Stated goal: Extract the full listing below without altering a single character.

Material:
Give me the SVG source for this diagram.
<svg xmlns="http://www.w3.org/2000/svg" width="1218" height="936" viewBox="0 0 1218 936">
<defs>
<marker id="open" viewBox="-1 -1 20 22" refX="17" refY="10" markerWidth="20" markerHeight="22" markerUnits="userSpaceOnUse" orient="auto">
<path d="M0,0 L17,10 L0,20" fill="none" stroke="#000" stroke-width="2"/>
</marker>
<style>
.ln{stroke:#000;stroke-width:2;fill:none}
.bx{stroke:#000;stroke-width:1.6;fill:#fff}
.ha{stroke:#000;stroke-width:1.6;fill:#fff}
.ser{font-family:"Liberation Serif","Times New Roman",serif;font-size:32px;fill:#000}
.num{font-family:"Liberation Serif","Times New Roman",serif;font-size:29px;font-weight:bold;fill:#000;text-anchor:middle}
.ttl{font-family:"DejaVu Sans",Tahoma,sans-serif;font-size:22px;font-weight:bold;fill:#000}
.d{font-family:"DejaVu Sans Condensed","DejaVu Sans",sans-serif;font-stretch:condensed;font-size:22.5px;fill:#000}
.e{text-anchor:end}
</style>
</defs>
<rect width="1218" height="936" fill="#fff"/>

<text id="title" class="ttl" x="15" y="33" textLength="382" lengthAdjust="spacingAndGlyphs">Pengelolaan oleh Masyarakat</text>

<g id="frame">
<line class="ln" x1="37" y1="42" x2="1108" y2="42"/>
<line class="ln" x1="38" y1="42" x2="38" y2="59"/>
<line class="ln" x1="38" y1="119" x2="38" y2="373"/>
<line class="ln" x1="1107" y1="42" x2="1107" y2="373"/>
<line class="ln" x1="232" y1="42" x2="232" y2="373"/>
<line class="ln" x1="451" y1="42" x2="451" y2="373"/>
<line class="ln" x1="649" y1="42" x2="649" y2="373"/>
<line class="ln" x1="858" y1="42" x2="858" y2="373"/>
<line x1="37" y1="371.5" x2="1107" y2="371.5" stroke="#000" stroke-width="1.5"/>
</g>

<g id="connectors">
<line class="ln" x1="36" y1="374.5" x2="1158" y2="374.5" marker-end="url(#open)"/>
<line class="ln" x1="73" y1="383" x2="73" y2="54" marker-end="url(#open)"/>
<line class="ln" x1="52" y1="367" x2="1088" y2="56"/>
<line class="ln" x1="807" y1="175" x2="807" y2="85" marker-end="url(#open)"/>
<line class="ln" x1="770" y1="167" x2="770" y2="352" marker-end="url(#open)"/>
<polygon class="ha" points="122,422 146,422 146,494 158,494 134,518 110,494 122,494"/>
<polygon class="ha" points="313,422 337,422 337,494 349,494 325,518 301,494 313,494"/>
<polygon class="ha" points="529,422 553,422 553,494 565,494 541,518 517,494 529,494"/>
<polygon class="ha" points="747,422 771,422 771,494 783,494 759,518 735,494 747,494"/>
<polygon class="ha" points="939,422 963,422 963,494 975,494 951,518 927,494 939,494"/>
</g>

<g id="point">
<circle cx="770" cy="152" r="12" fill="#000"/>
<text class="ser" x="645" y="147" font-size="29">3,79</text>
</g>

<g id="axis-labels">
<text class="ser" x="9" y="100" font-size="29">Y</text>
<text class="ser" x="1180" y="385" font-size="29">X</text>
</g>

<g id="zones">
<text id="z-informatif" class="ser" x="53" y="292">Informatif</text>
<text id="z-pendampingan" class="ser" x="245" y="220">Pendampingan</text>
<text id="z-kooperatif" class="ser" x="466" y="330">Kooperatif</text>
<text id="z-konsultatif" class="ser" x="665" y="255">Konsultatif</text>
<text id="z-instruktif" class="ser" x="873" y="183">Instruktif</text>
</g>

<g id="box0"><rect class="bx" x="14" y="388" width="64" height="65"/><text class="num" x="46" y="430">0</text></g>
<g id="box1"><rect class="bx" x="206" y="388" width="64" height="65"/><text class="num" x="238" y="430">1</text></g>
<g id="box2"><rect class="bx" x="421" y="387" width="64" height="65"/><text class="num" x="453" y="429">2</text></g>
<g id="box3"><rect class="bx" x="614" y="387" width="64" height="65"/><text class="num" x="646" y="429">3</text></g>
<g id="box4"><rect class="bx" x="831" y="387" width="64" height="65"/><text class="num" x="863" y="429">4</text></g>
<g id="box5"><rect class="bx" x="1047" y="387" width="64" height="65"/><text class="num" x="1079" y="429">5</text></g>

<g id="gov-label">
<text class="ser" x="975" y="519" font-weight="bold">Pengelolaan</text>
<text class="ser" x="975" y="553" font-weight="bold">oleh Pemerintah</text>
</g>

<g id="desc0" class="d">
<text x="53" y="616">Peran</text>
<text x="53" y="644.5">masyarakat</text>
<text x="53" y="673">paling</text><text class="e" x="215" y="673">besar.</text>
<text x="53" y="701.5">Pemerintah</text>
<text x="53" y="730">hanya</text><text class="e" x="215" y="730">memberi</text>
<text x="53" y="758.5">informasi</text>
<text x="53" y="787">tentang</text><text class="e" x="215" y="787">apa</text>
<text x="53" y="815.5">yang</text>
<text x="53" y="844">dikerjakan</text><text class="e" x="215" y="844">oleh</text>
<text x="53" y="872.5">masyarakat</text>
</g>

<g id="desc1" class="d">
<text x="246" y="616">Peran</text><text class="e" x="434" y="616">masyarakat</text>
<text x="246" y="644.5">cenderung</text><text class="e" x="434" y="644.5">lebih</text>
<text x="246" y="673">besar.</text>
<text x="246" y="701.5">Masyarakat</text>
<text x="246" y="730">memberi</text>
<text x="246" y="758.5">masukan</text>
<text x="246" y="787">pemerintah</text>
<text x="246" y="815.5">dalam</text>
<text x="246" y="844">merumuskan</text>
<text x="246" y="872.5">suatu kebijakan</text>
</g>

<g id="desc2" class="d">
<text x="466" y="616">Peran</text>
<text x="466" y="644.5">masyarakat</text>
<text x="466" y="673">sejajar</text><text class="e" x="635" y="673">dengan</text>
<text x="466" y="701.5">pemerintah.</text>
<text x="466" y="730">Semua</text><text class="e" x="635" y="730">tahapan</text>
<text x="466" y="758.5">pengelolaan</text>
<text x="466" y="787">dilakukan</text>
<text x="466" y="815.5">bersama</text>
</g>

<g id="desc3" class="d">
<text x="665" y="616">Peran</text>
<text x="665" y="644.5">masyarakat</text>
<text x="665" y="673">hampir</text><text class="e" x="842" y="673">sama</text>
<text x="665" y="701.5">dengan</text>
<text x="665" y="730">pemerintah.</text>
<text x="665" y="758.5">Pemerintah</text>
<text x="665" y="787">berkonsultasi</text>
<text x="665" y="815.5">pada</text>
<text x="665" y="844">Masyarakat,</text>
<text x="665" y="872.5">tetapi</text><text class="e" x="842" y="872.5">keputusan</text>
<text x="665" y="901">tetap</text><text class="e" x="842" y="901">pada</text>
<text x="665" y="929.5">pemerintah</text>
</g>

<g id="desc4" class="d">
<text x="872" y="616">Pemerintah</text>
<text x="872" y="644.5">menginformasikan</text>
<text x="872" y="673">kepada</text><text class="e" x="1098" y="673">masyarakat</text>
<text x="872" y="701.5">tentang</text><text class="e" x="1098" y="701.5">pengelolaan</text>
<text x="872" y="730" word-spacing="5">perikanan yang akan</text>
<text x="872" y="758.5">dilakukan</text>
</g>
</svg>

Worked answer:
Give me the SVG source for this diagram.
<svg xmlns="http://www.w3.org/2000/svg" width="1218" height="936" viewBox="0 0 1218 936">
<defs>
<marker id="open" viewBox="-1 -1 20 22" refX="17" refY="10" markerWidth="20" markerHeight="22" markerUnits="userSpaceOnUse" orient="auto">
<path d="M0,0 L17,10 L0,20" fill="none" stroke="#000" stroke-width="2"/>
</marker>
<style>
.ln{stroke:#000;stroke-width:2;fill:none}
.bx{stroke:#000;stroke-width:1.6;fill:#fff}
.ha{stroke:#000;stroke-width:1.6;fill:#fff}
.ser{font-family:"Liberation Serif","Times New Roman",serif;font-size:32px;fill:#000}
.num{font-family:"Liberation Serif","Times New Roman",serif;font-size:29px;font-weight:bold;fill:#000;text-anchor:middle}
.ttl{font-family:"DejaVu Sans",Tahoma,sans-serif;font-size:22px;font-weight:bold;fill:#000}
.d{font-family:"DejaVu Sans Condensed","DejaVu Sans",sans-serif;font-stretch:condensed;font-size:22.5px;fill:#000}
.e{text-anchor:end}
</style>
</defs>
<rect width="1218" height="936" fill="#fff"/>

<text id="title" class="ttl" x="15" y="33" textLength="382" lengthAdjust="spacingAndGlyphs">Pengelolaan oleh Masyarakat</text>

<g id="frame">
<line class="ln" x1="37" y1="42" x2="1108" y2="42"/>
<line class="ln" x1="38" y1="42" x2="38" y2="59"/>
<line class="ln" x1="38" y1="119" x2="38" y2="373"/>
<line class="ln" x1="1107" y1="42" x2="1107" y2="373"/>
<line class="ln" x1="232" y1="42" x2="232" y2="373"/>
<line class="ln" x1="451" y1="42" x2="451" y2="373"/>
<line class="ln" x1="649" y1="42" x2="649" y2="373"/>
<line class="ln" x1="858" y1="42" x2="858" y2="373"/>
<line x1="37" y1="371.5" x2="1107" y2="371.5" stroke="#000" stroke-width="1.5"/>
</g>

<g id="connectors">
<line class="ln" x1="36" y1="374.5" x2="1158" y2="374.5" marker-end="url(#open)"/>
<line class="ln" x1="73" y1="383" x2="73" y2="54" marker-end="url(#open)"/>
<line class="ln" x1="52" y1="367" x2="1088" y2="56"/>
<line class="ln" x1="807" y1="175" x2="807" y2="85" marker-end="url(#open)"/>
<line class="ln" x1="770" y1="167" x2="770" y2="352" marker-end="url(#open)"/>
<polygon class="ha" points="122,422 146,422 146,494 158,494 134,518 110,494 122,494"/>
<polygon class="ha" points="313,422 337,422 337,494 349,494 325,518 301,494 313,494"/>
<polygon class="ha" points="529,422 553,422 553,494 565,494 541,518 517,494 529,494"/>
<polygon class="ha" points="747,422 771,422 771,494 783,494 759,518 735,494 747,494"/>
<polygon class="ha" points="939,422 963,422 963,494 975,494 951,518 927,494 939,494"/>
</g>

<g id="point">
<circle cx="770" cy="152" r="12" fill="#000"/>
<text class="ser" x="645" y="147" font-size="29">3,79</text>
</g>

<g id="axis-labels">
<text class="ser" x="9" y="100" font-size="29">Y</text>
<text class="ser" x="1180" y="385" font-size="29">X</text>
</g>

<g id="zones">
<text id="z-informatif" class="ser" x="53" y="292">Informatif</text>
<text id="z-pendampingan" class="ser" x="245" y="220">Pendampingan</text>
<text id="z-kooperatif" class="ser" x="466" y="330">Kooperatif</text>
<text id="z-konsultatif" class="ser" x="665" y="255">Konsultatif</text>
<text id="z-instruktif" class="ser" x="873" y="183">Instruktif</text>
</g>

<g id="box0"><rect class="bx" x="14" y="388" width="64" height="65"/><text class="num" x="46" y="430">0</text></g>
<g id="box1"><rect class="bx" x="206" y="388" width="64" height="65"/><text class="num" x="238" y="430">1</text></g>
<g id="box2"><rect class="bx" x="421" y="387" width="64" height="65"/><text class="num" x="453" y="429">2</text></g>
<g id="box3"><rect class="bx" x="614" y="387" width="64" height="65"/><text class="num" x="646" y="429">3</text></g>
<g id="box4"><rect class="bx" x="831" y="387" width="64" height="65"/><text class="num" x="863" y="429">4</text></g>
<g id="box5"><rect class="bx" x="1047" y="387" width="64" height="65"/><text class="num" x="1079" y="429">5</text></g>

<g id="gov-label">
<text class="ser" x="975" y="519" font-weight="bold">Pengelolaan</text>
<text class="ser" x="975" y="553" font-weight="bold">oleh Pemerintah</text>
</g>

<g id="desc0" class="d">
<text x="53" y="616">Peran</text>
<text x="53" y="644.5">masyarakat</text>
<text x="53" y="673">paling</text><text class="e" x="215" y="673">besar.</text>
<text x="53" y="701.5">Pemerintah</text>
<text x="53" y="730">hanya</text><text class="e" x="215" y="730">memberi</text>
<text x="53" y="758.5">informasi</text>
<text x="53" y="787">tentang</text><text class="e" x="215" y="787">apa</text>
<text x="53" y="815.5">yang</text>
<text x="53" y="844">dikerjakan</text><text class="e" x="215" y="844">oleh</text>
<text x="53" y="872.5">masyarakat</text>
</g>

<g id="desc1" class="d">
<text x="246" y="616">Peran</text><text class="e" x="434" y="616">masyarakat</text>
<text x="246" y="644.5">cenderung</text><text class="e" x="434" y="644.5">lebih</text>
<text x="246" y="673">besar.</text>
<text x="246" y="701.5">Masyarakat</text>
<text x="246" y="730">memberi</text>
<text x="246" y="758.5">masukan</text>
<text x="246" y="787">pemerintah</text>
<text x="246" y="815.5">dalam</text>
<text x="246" y="844">merumuskan</text>
<text x="246" y="872.5">suatu kebijakan</text>
</g>

<g id="desc2" class="d">
<text x="466" y="616">Peran</text>
<text x="466" y="644.5">masyarakat</text>
<text x="466" y="673">sejajar</text><text class="e" x="635" y="673">dengan</text>
<text x="466" y="701.5">pemerintah.</text>
<text x="466" y="730">Semua</text><text class="e" x="635" y="730">tahapan</text>
<text x="466" y="758.5">pengelolaan</text>
<text x="466" y="787">dilakukan</text>
<text x="466" y="815.5">bersama</text>
</g>

<g id="desc3" class="d">
<text x="665" y="616">Peran</text>
<text x="665" y="644.5">masyarakat</text>
<text x="665" y="673">hampir</text><text class="e" x="842" y="673">sama</text>
<text x="665" y="701.5">dengan</text>
<text x="665" y="730">pemerintah.</text>
<text x="665" y="758.5">Pemerintah</text>
<text x="665" y="787">berkonsultasi</text>
<text x="665" y="815.5">pada</text>
<text x="665" y="844">Masyarakat,</text>
<text x="665" y="872.5">tetapi</text><text class="e" x="842" y="872.5">keputusan</text>
<text x="665" y="901">tetap</text><text class="e" x="842" y="901">pada</text>
<text x="665" y="929.5">pemerintah</text>
</g>

<g id="desc4" class="d">
<text x="872" y="616">Pemerintah</text>
<text x="872" y="644.5">menginformasikan</text>
<text x="872" y="673">kepada</text><text class="e" x="1098" y="673">masyarakat</text>
<text x="872" y="701.5">tentang</text><text class="e" x="1098" y="701.5">pengelolaan</text>
<text x="872" y="730" word-spacing="5">perikanan yang akan</text>
<text x="872" y="758.5">dilakukan</text>
</g>
</svg>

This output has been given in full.